Scott: What were your considerations when choosing an automated accounting solution?

Jason: A big part of our decision was driven by the plugins that were offered for our invoicing systems. We use Zuora as our billing, finance, and commerce platform and it took literally an hour to set up, and we made some adjustments in just a few minutes.

That ease of use was a big part of why we chose our sales tax compliance solution. There is also a simple, easy way to dashboard the relevant information: What are our taxes? What were our revenues by jurisdiction? That's how we manage our 'sales action plans.'

Scott: What tools or processes were you using for sales tax ompliance before you automated?

Jason: In terms of actual reporting, we were literally doing it by hand. It was extremely manual.

We were notified by a couple of states and we were filing in those states, but we could see that it was just going to increase. As time went on, we knew we needed a better solution.

Scott: How did you evaluate a sales tax automation solution?

Jason: I contacted several vendors. I anticipated a software solution and decided, early on, that the best solution would likely be to automate the true sales tax compliance side of it.

I wanted an all-in-one solution and I wanted to avoid multiple vendors. Some vendors had a software solution, but not a compliance team that could produce the returns, and vice versa. I knew we needed a software solution that was easy to use, easy to plug in, and had the backend side of tax compliance Zillow needed. Knowing my requirements in advance made it easy to determine which vendor to go with.

Scott: What advice would you give peers regarding sales tax compliance?

Jason: I have found that there are a few key points that will help guide your decision. These may seem like common sense steps, but when navigating all the requirements and vendor offerings, it's a good idea to have a road map.

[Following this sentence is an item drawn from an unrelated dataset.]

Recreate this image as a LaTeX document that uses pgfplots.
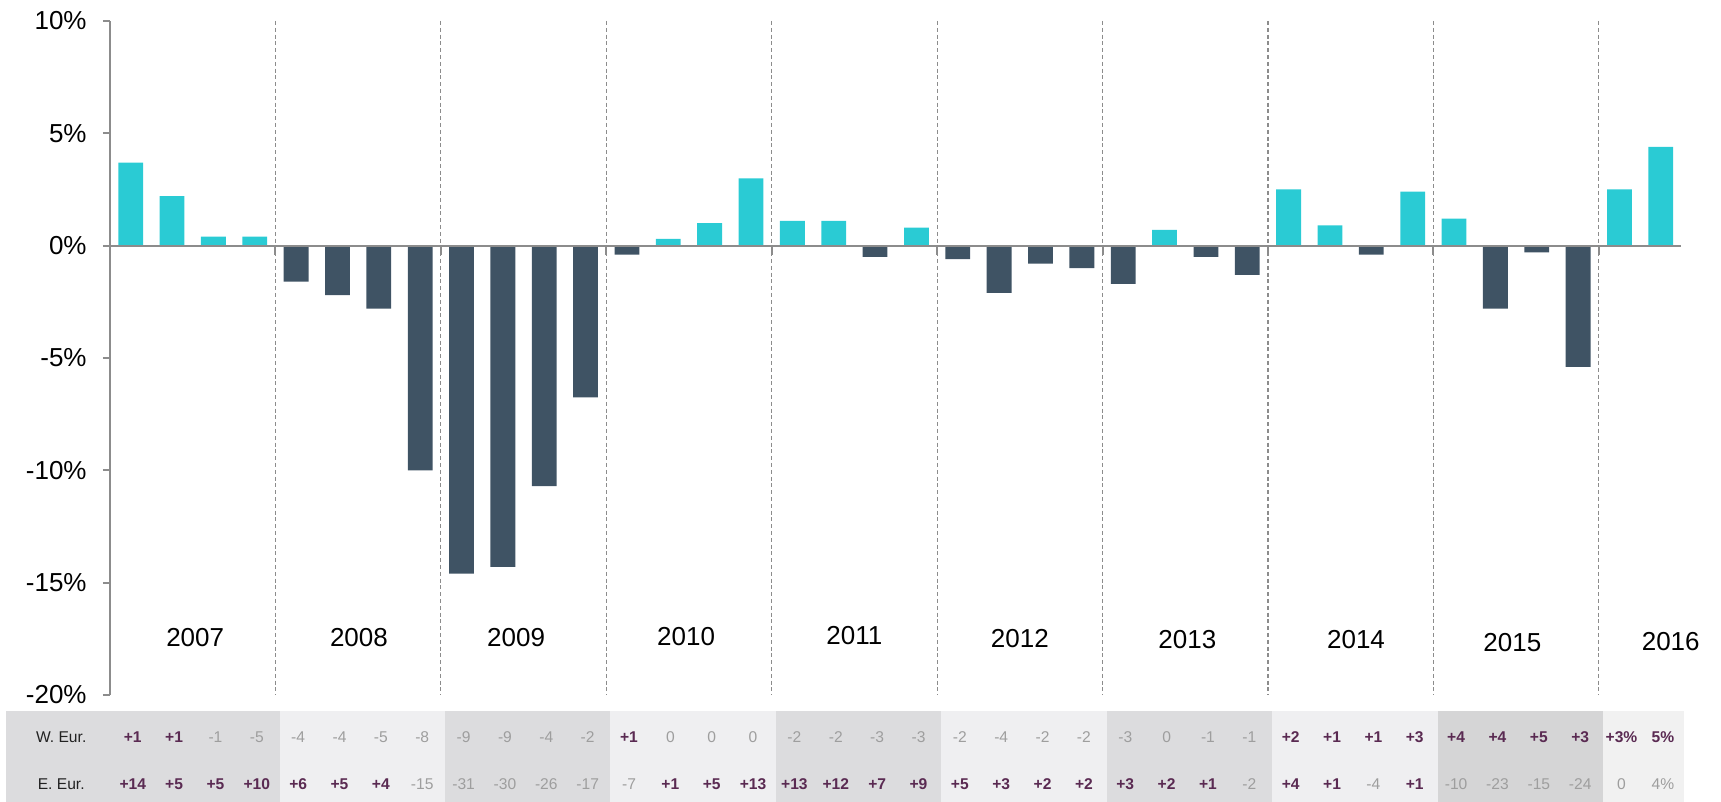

  1. Don’t wait too long and stay ahead of it. If you are considering automating sales tax calculations or reporting, the vendor selection process, budgeting, and analysis can take a while. Your exposure only grows as time goes on so it’s best to start the process early.
  2. Have a clear understanding of what your business requires — now and in the future — so you can properly scope and price.
  3. Consider how a solution would work with your existing technology systems and how it integrates with billing, ERP, ecommerce platforms, etc.
  4. Mitigate your exposure and risk as quickly as possible. Regardless of your sales tax solution — manual or automated — it’s essential that you understand your company’s sales tax liabilities, risk, and exposure.

Bios:

Jason Heckel is Senior Director of Tax at Zillow Group. A tax specialist with more than 14 years of experience working for and with both private and public multinational companies, Jason has expertise with SEC reporting, large corporate income tax reporting, mergers and acquisitions, entity restructuring, IRS and state tax examinations, as well as indirect tax analysis including nexus and taxability studies.

Zillow Group houses a portfolio of the largest and most vibrant real estate and home-related brands on mobile and the web. With its living database of more than 110 million U.S. homes, Zillow serves people throughout the home lifecycle, including buying, selling, renting, and financing. The company also provides Zestimates, starting points for determining a home’s value, Rent Zestimates, and other home-related information. In 2015, Zillow acquired Trulia, an acquisition that greatly changed the way Zillow conducts business and operates on a day-to-day basis.

Scott Peterson is the Vice President of U.S. Tax Policy and Government Relations for Avalara, Inc. In his role, Scott leads Avalara’s effort to be the first name in sales tax automation. Prior to joining Avalara, Scott was the first Executive Director of the Streamlined Sales Tax Governing Board. For seven years Scott acted as the Chief Operating Officer of an organization devoted to making sales tax simpler and more uniform for the benefit of business. Before joining Streamline, Scott spent 10 years as the Director of the South Dakota Sales Tax Division where he was responsible for the state sales and use tax, the state’s contractor’s excise tax, the sales and use tax for over 200 cities, and the sales and use tax for four tribal governments.